Task instructions =
Return every line below as is, leaving out the pictures.

Data lines =

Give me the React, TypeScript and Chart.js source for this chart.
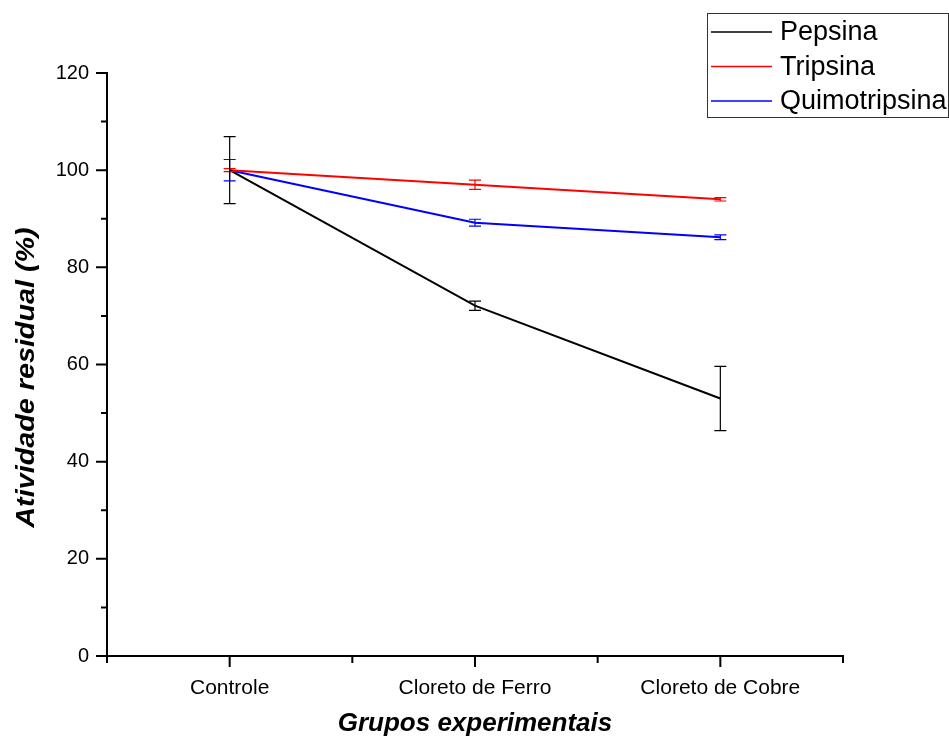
import React, { useEffect, useRef } from "react";
import { Chart, registerables } from "chart.js";

Chart.register(...registerables);

const categories = ["Controle", "Cloreto de Ferro", "Cloreto de Cobre"];
const seriesNames = ["Pepsina", "Tripsina", "Quimotripsina"];
const seriesColors = ["#000000", "#ff0000", "#0000ff"];
const pepsina = [100, 72.1, 53.0];
const pepsinaErr = [6.9, 0.95, 6.6];
const tripsina = [100, 97.0, 94.0];
const tripsinaErr = [0.3, 0.95, 0.35];
const quimotripsina = [100, 89.2, 86.2];
const quimotripsinaErr = [2.2, 0.7, 0.5];
const yMajorTicks = [0, 20, 40, 60, 80, 100, 120];
const yMinorTicks = [10, 30, 50, 70, 90, 110];
const xMinorTicks = [-0.5, 0.5, 1.5, 2.5];
const xTitle = "Grupos experimentais";
const yTitle = "Atividade residual (%)";

const seriesValues = [pepsina, tripsina, quimotripsina];
const seriesErrors = [pepsinaErr, tripsinaErr, quimotripsinaErr];

const FONT = "'Liberation Sans', Arial, Helvetica, sans-serif";

const errorBarPlugin = {
  id: "errorBars",
  afterDatasetsDraw(chart: any) {
    const ctx = chart.ctx;
    const xs = chart.scales.x;
    const ys = chart.scales.y;
    ctx.save();
    for (let di = seriesValues.length - 1; di >= 0; di--) {
      const vals = seriesValues[di];
      const errs = seriesErrors[di];
      ctx.strokeStyle = seriesColors[di];
      ctx.lineWidth = 1.2;
      vals.forEach((v, i) => {
        const px = xs.getPixelForValue(i);
        const top = ys.getPixelForValue(v + errs[i]);
        const bot = ys.getPixelForValue(v - errs[i]);
        ctx.beginPath();
        ctx.moveTo(px, top);
        ctx.lineTo(px, bot);
        ctx.moveTo(px - 6, top);
        ctx.lineTo(px + 6, top);
        ctx.moveTo(px - 6, bot);
        ctx.lineTo(px + 6, bot);
        ctx.stroke();
      });
    }
    ctx.restore();
  },
};

const axisTicksPlugin = {
  id: "axisTicks",
  afterDraw(chart: any) {
    const ctx = chart.ctx;
    const xs = chart.scales.x;
    const ys = chart.scales.y;
    const { left, bottom, top } = chart.chartArea;
    ctx.save();
    ctx.strokeStyle = "#000";
    ctx.lineWidth = 2;
    ctx.beginPath();
    yMajorTicks.forEach((t) => {
      const py = ys.getPixelForValue(t);
      ctx.moveTo(left - 11, py);
      ctx.lineTo(left, py);
    });
    yMinorTicks.forEach((t) => {
      const py = ys.getPixelForValue(t);
      ctx.moveTo(left - 6, py);
      ctx.lineTo(left, py);
    });
    categories.forEach((_, i) => {
      const px = xs.getPixelForValue(i);
      ctx.moveTo(px, bottom);
      ctx.lineTo(px, bottom + 11);
    });
    xMinorTicks.forEach((t) => {
      const px = xs.getPixelForValue(t);
      ctx.moveTo(px, bottom);
      ctx.lineTo(px, bottom + 7);
    });
    ctx.stroke();

    // y-axis title (stretched along its length like the reference)
    ctx.translate(34, (top + bottom) / 2 + 13);
    ctx.rotate(-Math.PI / 2);
    ctx.scale(1.15, 1);
    ctx.fillStyle = "#000";
    ctx.font = `italic bold 25px ${FONT}`;
    ctx.textAlign = "center";
    ctx.textBaseline = "alphabetic";
    ctx.fillText(yTitle, 0, 0);
    ctx.restore();
  },
};

const legendPlugin = {
  id: "boxLegend",
  afterDraw(chart: any) {
    const ctx = chart.ctx;
    ctx.save();
    ctx.strokeStyle = "#333";
    ctx.lineWidth = 1;
    ctx.strokeRect(707.5, 13.5, 241, 104);
    ctx.font = `27px ${FONT}`;
    ctx.textBaseline = "middle";
    ctx.textAlign = "left";
    seriesNames.forEach((name, i) => {
      const cy = 32 + i * 34.5;
      ctx.strokeStyle = seriesColors[i];
      ctx.lineWidth = 1.5;
      ctx.beginPath();
      ctx.moveTo(711, cy);
      ctx.lineTo(772, cy);
      ctx.stroke();
      ctx.fillStyle = "#000";
      ctx.fillText(name, 780, cy + 1);
    });
    ctx.restore();
  },
};

export default function App() {
  const canvasRef = useRef<HTMLCanvasElement | null>(null);

  useEffect(() => {
    if (!canvasRef.current) return;
    const datasets = seriesNames.map((name, di) => ({
      label: name,
      data: seriesValues[di].map((v, i) => ({ x: i, y: v })),
      borderColor: seriesColors[di],
      backgroundColor: seriesColors[di],
      borderWidth: 2,
      pointRadius: 0,
      pointHoverRadius: 0,
      fill: false,
      tension: 0,
    }));
    const chart = new Chart(canvasRef.current, {
      type: "line",
      data: { datasets },
      options: {
        animation: false,
        responsive: false,
        events: [],
        layout: { padding: { top: 73, right: 106, left: 0, bottom: 0 } },
        plugins: {
          legend: { display: false },
          tooltip: { enabled: false },
        },
        scales: {
          x: {
            type: "linear",
            min: -0.5,
            max: 2.5,
            afterBuildTicks: (scale: any) => {
              scale.ticks = categories.map((_, i) => ({ value: i }));
            },
            afterFit: (scale: any) => {
              scale.height = 86;
            },
            ticks: {
              autoSkip: false,
              maxRotation: 0,
              minRotation: 0,
              padding: 20,
              color: "#000",
              font: { family: FONT, size: 21 },
              callback: (v: any) => categories[Math.round(Number(v))] ?? "",
            },
            grid: { display: false, drawTicks: false, drawOnChartArea: false },
            border: { display: true, color: "#000", width: 2 },
            title: {
              display: true,
              text: xTitle,
              color: "#000",
              font: { family: FONT, size: 26, style: "italic", weight: "bold" },
              padding: { top: 0, bottom: 3 },
            },
          },
          y: {
            type: "linear",
            min: 0,
            max: 120,
            afterBuildTicks: (scale: any) => {
              scale.ticks = yMajorTicks.map((v) => ({ value: v }));
            },
            afterFit: (scale: any) => {
              scale.width = 107;
            },
            ticks: {
              padding: 18,
              color: "#000",
              font: { family: FONT, size: 20 },
            },
            grid: { display: false, drawTicks: false, drawOnChartArea: false },
            border: { display: true, color: "#000", width: 2 },
            title: { display: false },
          },
        },
      },
      plugins: [errorBarPlugin, axisTicksPlugin, legendPlugin],
    } as any);
    return () => chart.destroy();
  }, []);

  return (
    <div style={{ position: "absolute", left: 0, top: 0, width: 949, height: 742, background: "#fff" }}>
      <canvas ref={canvasRef} width={949} height={742} style={{ display: "block" }} />
    </div>
  );
}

The solution =
Give me the React, TypeScript and Chart.js source for this chart.
import React, { useEffect, useRef } from "react";
import { Chart, registerables } from "chart.js";

Chart.register(...registerables);

const categories = ["Controle", "Cloreto de Ferro", "Cloreto de Cobre"];
const seriesNames = ["Pepsina", "Tripsina", "Quimotripsina"];
const seriesColors = ["#000000", "#ff0000", "#0000ff"];
const pepsina = [100, 72.1, 53.0];
const pepsinaErr = [6.9, 0.95, 6.6];
const tripsina = [100, 97.0, 94.0];
const tripsinaErr = [0.3, 0.95, 0.35];
const quimotripsina = [100, 89.2, 86.2];
const quimotripsinaErr = [2.2, 0.7, 0.5];
const yMajorTicks = [0, 20, 40, 60, 80, 100, 120];
const yMinorTicks = [10, 30, 50, 70, 90, 110];
const xMinorTicks = [-0.5, 0.5, 1.5, 2.5];
const xTitle = "Grupos experimentais";
const yTitle = "Atividade residual (%)";

const seriesValues = [pepsina, tripsina, quimotripsina];
const seriesErrors = [pepsinaErr, tripsinaErr, quimotripsinaErr];

const FONT = "'Liberation Sans', Arial, Helvetica, sans-serif";

const errorBarPlugin = {
  id: "errorBars",
  afterDatasetsDraw(chart: any) {
    const ctx = chart.ctx;
    const xs = chart.scales.x;
    const ys = chart.scales.y;
    ctx.save();
    for (let di = seriesValues.length - 1; di >= 0; di--) {
      const vals = seriesValues[di];
      const errs = seriesErrors[di];
      ctx.strokeStyle = seriesColors[di];
      ctx.lineWidth = 1.2;
      vals.forEach((v, i) => {
        const px = xs.getPixelForValue(i);
        const top = ys.getPixelForValue(v + errs[i]);
        const bot = ys.getPixelForValue(v - errs[i]);
        ctx.beginPath();
        ctx.moveTo(px, top);
        ctx.lineTo(px, bot);
        ctx.moveTo(px - 6, top);
        ctx.lineTo(px + 6, top);
        ctx.moveTo(px - 6, bot);
        ctx.lineTo(px + 6, bot);
        ctx.stroke();
      });
    }
    ctx.restore();
  },
};

const axisTicksPlugin = {
  id: "axisTicks",
  afterDraw(chart: any) {
    const ctx = chart.ctx;
    const xs = chart.scales.x;
    const ys = chart.scales.y;
    const { left, bottom, top } = chart.chartArea;
    ctx.save();
    ctx.strokeStyle = "#000";
    ctx.lineWidth = 2;
    ctx.beginPath();
    yMajorTicks.forEach((t) => {
      const py = ys.getPixelForValue(t);
      ctx.moveTo(left - 11, py);
      ctx.lineTo(left, py);
    });
    yMinorTicks.forEach((t) => {
      const py = ys.getPixelForValue(t);
      ctx.moveTo(left - 6, py);
      ctx.lineTo(left, py);
    });
    categories.forEach((_, i) => {
      const px = xs.getPixelForValue(i);
      ctx.moveTo(px, bottom);
      ctx.lineTo(px, bottom + 11);
    });
    xMinorTicks.forEach((t) => {
      const px = xs.getPixelForValue(t);
      ctx.moveTo(px, bottom);
      ctx.lineTo(px, bottom + 7);
    });
    ctx.stroke();

    // y-axis title (stretched along its length like the reference)
    ctx.translate(34, (top + bottom) / 2 + 13);
    ctx.rotate(-Math.PI / 2);
    ctx.scale(1.15, 1);
    ctx.fillStyle = "#000";
    ctx.font = `italic bold 25px ${FONT}`;
    ctx.textAlign = "center";
    ctx.textBaseline = "alphabetic";
    ctx.fillText(yTitle, 0, 0);
    ctx.restore();
  },
};

const legendPlugin = {
  id: "boxLegend",
  afterDraw(chart: any) {
    const ctx = chart.ctx;
    ctx.save();
    ctx.strokeStyle = "#333";
    ctx.lineWidth = 1;
    ctx.strokeRect(707.5, 13.5, 241, 104);
    ctx.font = `27px ${FONT}`;
    ctx.textBaseline = "middle";
    ctx.textAlign = "left";
    seriesNames.forEach((name, i) => {
      const cy = 32 + i * 34.5;
      ctx.strokeStyle = seriesColors[i];
      ctx.lineWidth = 1.5;
      ctx.beginPath();
      ctx.moveTo(711, cy);
      ctx.lineTo(772, cy);
      ctx.stroke();
      ctx.fillStyle = "#000";
      ctx.fillText(name, 780, cy + 1);
    });
    ctx.restore();
  },
};

export default function App() {
  const canvasRef = useRef<HTMLCanvasElement | null>(null);

  useEffect(() => {
    if (!canvasRef.current) return;
    const datasets = seriesNames.map((name, di) => ({
      label: name,
      data: seriesValues[di].map((v, i) => ({ x: i, y: v })),
      borderColor: seriesColors[di],
      backgroundColor: seriesColors[di],
      borderWidth: 2,
      pointRadius: 0,
      pointHoverRadius: 0,
      fill: false,
      tension: 0,
    }));
    const chart = new Chart(canvasRef.current, {
      type: "line",
      data: { datasets },
      options: {
        animation: false,
        responsive: false,
        events: [],
        layout: { padding: { top: 73, right: 106, left: 0, bottom: 0 } },
        plugins: {
          legend: { display: false },
          tooltip: { enabled: false },
        },
        scales: {
          x: {
            type: "linear",
            min: -0.5,
            max: 2.5,
            afterBuildTicks: (scale: any) => {
              scale.ticks = categories.map((_, i) => ({ value: i }));
            },
            afterFit: (scale: any) => {
              scale.height = 86;
            },
            ticks: {
              autoSkip: false,
              maxRotation: 0,
              minRotation: 0,
              padding: 20,
              color: "#000",
              font: { family: FONT, size: 21 },
              callback: (v: any) => categories[Math.round(Number(v))] ?? "",
            },
            grid: { display: false, drawTicks: false, drawOnChartArea: false },
            border: { display: true, color: "#000", width: 2 },
            title: {
              display: true,
              text: xTitle,
              color: "#000",
              font: { family: FONT, size: 26, style: "italic", weight: "bold" },
              padding: { top: 0, bottom: 3 },
            },
          },
          y: {
            type: "linear",
            min: 0,
            max: 120,
            afterBuildTicks: (scale: any) => {
              scale.ticks = yMajorTicks.map((v) => ({ value: v }));
            },
            afterFit: (scale: any) => {
              scale.width = 107;
            },
            ticks: {
              padding: 18,
              color: "#000",
              font: { family: FONT, size: 20 },
            },
            grid: { display: false, drawTicks: false, drawOnChartArea: false },
            border: { display: true, color: "#000", width: 2 },
            title: { display: false },
          },
        },
      },
      plugins: [errorBarPlugin, axisTicksPlugin, legendPlugin],
    } as any);
    return () => chart.destroy();
  }, []);

  return (
    <div style={{ position: "absolute", left: 0, top: 0, width: 949, height: 742, background: "#fff" }}>
      <canvas ref={canvasRef} width={949} height={742} style={{ display: "block" }} />
    </div>
  );
}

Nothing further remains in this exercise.